Give back the full listing, character for character, with no pictures.

□ □ □ □ □ □ □

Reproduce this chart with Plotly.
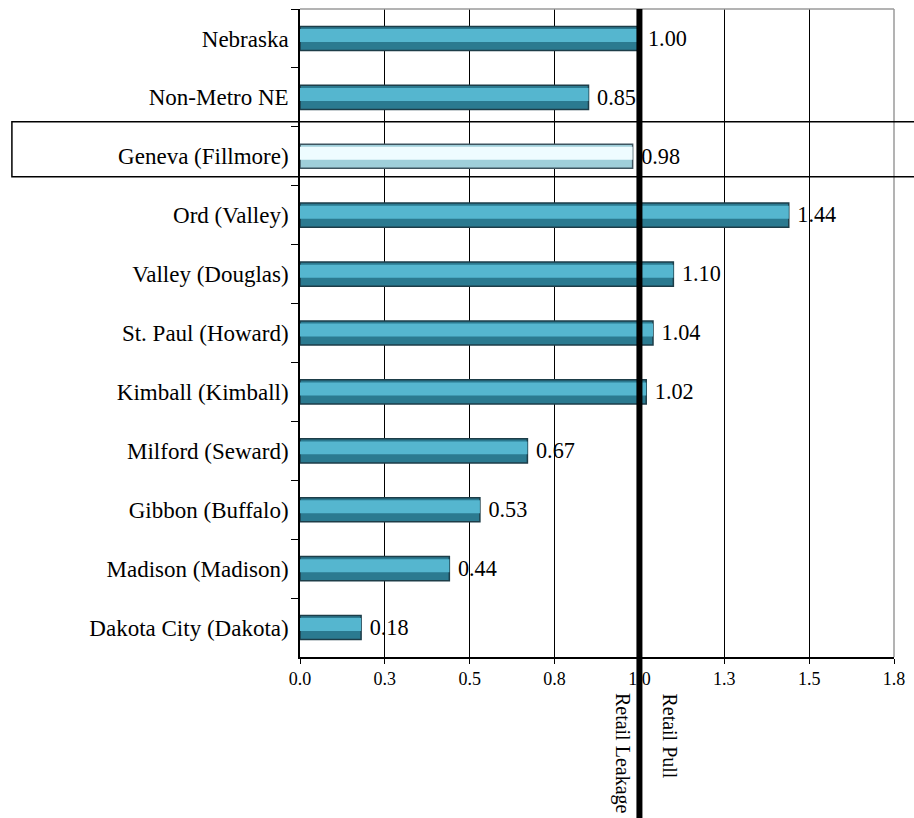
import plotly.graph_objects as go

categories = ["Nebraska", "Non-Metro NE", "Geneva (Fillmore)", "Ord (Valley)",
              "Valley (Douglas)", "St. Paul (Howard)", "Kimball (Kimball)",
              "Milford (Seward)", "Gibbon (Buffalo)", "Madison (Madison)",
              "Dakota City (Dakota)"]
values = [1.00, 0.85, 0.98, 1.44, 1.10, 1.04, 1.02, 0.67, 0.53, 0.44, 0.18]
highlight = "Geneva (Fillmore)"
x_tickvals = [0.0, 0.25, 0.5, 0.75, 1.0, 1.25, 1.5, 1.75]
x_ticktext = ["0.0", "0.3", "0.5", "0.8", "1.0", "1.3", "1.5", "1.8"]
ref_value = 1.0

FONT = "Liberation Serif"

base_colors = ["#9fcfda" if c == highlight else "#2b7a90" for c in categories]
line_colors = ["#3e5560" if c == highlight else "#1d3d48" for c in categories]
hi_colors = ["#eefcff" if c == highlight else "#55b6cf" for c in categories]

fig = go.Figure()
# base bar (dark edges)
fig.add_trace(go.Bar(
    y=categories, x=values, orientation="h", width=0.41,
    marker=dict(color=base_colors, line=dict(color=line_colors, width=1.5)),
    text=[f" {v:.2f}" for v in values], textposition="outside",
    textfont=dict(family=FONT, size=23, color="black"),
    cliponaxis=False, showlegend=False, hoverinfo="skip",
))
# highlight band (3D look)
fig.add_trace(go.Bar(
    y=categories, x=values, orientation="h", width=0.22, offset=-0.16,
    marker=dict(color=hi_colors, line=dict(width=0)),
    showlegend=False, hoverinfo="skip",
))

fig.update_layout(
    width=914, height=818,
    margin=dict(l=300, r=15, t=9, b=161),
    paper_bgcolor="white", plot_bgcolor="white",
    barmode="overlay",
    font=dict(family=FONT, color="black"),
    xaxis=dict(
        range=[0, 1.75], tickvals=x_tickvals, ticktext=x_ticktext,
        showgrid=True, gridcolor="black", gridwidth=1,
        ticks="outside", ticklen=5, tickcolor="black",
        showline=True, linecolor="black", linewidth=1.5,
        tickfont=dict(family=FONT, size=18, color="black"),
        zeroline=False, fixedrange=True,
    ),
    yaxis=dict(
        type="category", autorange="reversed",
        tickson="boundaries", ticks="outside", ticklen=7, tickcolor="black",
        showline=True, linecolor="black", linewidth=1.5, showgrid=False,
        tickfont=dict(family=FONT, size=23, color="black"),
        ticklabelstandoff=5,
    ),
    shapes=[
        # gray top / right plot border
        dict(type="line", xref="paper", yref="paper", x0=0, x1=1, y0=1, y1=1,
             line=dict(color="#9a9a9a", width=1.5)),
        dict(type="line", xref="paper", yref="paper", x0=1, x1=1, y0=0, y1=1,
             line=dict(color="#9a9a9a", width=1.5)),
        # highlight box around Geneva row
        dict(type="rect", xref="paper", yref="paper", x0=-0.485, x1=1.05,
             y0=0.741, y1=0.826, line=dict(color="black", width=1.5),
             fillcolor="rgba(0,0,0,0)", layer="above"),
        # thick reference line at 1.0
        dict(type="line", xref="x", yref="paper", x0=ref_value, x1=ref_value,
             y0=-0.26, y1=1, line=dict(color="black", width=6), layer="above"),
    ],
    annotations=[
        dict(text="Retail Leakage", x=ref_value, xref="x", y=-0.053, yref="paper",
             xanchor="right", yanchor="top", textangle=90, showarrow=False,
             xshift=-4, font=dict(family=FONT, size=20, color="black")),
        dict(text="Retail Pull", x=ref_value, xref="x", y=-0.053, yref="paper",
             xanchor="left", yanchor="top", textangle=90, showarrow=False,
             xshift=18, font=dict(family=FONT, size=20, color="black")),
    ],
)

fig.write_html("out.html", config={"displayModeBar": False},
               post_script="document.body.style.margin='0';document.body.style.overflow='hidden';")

□ □ □ □ □ □ □

Exercise solution:
Reproduce this chart with Plotly.
import plotly.graph_objects as go

categories = ["Nebraska", "Non-Metro NE", "Geneva (Fillmore)", "Ord (Valley)",
              "Valley (Douglas)", "St. Paul (Howard)", "Kimball (Kimball)",
              "Milford (Seward)", "Gibbon (Buffalo)", "Madison (Madison)",
              "Dakota City (Dakota)"]
values = [1.00, 0.85, 0.98, 1.44, 1.10, 1.04, 1.02, 0.67, 0.53, 0.44, 0.18]
highlight = "Geneva (Fillmore)"
x_tickvals = [0.0, 0.25, 0.5, 0.75, 1.0, 1.25, 1.5, 1.75]
x_ticktext = ["0.0", "0.3", "0.5", "0.8", "1.0", "1.3", "1.5", "1.8"]
ref_value = 1.0

FONT = "Liberation Serif"

base_colors = ["#9fcfda" if c == highlight else "#2b7a90" for c in categories]
line_colors = ["#3e5560" if c == highlight else "#1d3d48" for c in categories]
hi_colors = ["#eefcff" if c == highlight else "#55b6cf" for c in categories]

fig = go.Figure()
# base bar (dark edges)
fig.add_trace(go.Bar(
    y=categories, x=values, orientation="h", width=0.41,
    marker=dict(color=base_colors, line=dict(color=line_colors, width=1.5)),
    text=[f" {v:.2f}" for v in values], textposition="outside",
    textfont=dict(family=FONT, size=23, color="black"),
    cliponaxis=False, showlegend=False, hoverinfo="skip",
))
# highlight band (3D look)
fig.add_trace(go.Bar(
    y=categories, x=values, orientation="h", width=0.22, offset=-0.16,
    marker=dict(color=hi_colors, line=dict(width=0)),
    showlegend=False, hoverinfo="skip",
))

fig.update_layout(
    width=914, height=818,
    margin=dict(l=300, r=15, t=9, b=161),
    paper_bgcolor="white", plot_bgcolor="white",
    barmode="overlay",
    font=dict(family=FONT, color="black"),
    xaxis=dict(
        range=[0, 1.75], tickvals=x_tickvals, ticktext=x_ticktext,
        showgrid=True, gridcolor="black", gridwidth=1,
        ticks="outside", ticklen=5, tickcolor="black",
        showline=True, linecolor="black", linewidth=1.5,
        tickfont=dict(family=FONT, size=18, color="black"),
        zeroline=False, fixedrange=True,
    ),
    yaxis=dict(
        type="category", autorange="reversed",
        tickson="boundaries", ticks="outside", ticklen=7, tickcolor="black",
        showline=True, linecolor="black", linewidth=1.5, showgrid=False,
        tickfont=dict(family=FONT, size=23, color="black"),
        ticklabelstandoff=5,
    ),
    shapes=[
        # gray top / right plot border
        dict(type="line", xref="paper", yref="paper", x0=0, x1=1, y0=1, y1=1,
             line=dict(color="#9a9a9a", width=1.5)),
        dict(type="line", xref="paper", yref="paper", x0=1, x1=1, y0=0, y1=1,
             line=dict(color="#9a9a9a", width=1.5)),
        # highlight box around Geneva row
        dict(type="rect", xref="paper", yref="paper", x0=-0.485, x1=1.05,
             y0=0.741, y1=0.826, line=dict(color="black", width=1.5),
             fillcolor="rgba(0,0,0,0)", layer="above"),
        # thick reference line at 1.0
        dict(type="line", xref="x", yref="paper", x0=ref_value, x1=ref_value,
             y0=-0.26, y1=1, line=dict(color="black", width=6), layer="above"),
    ],
    annotations=[
        dict(text="Retail Leakage", x=ref_value, xref="x", y=-0.053, yref="paper",
             xanchor="right", yanchor="top", textangle=90, showarrow=False,
             xshift=-4, font=dict(family=FONT, size=20, color="black")),
        dict(text="Retail Pull", x=ref_value, xref="x", y=-0.053, yref="paper",
             xanchor="left", yanchor="top", textangle=90, showarrow=False,
             xshift=18, font=dict(family=FONT, size=20, color="black")),
    ],
)

fig.write_html("out.html", config={"displayModeBar": False},
               post_script="document.body.style.margin='0';document.body.style.overflow='hidden';")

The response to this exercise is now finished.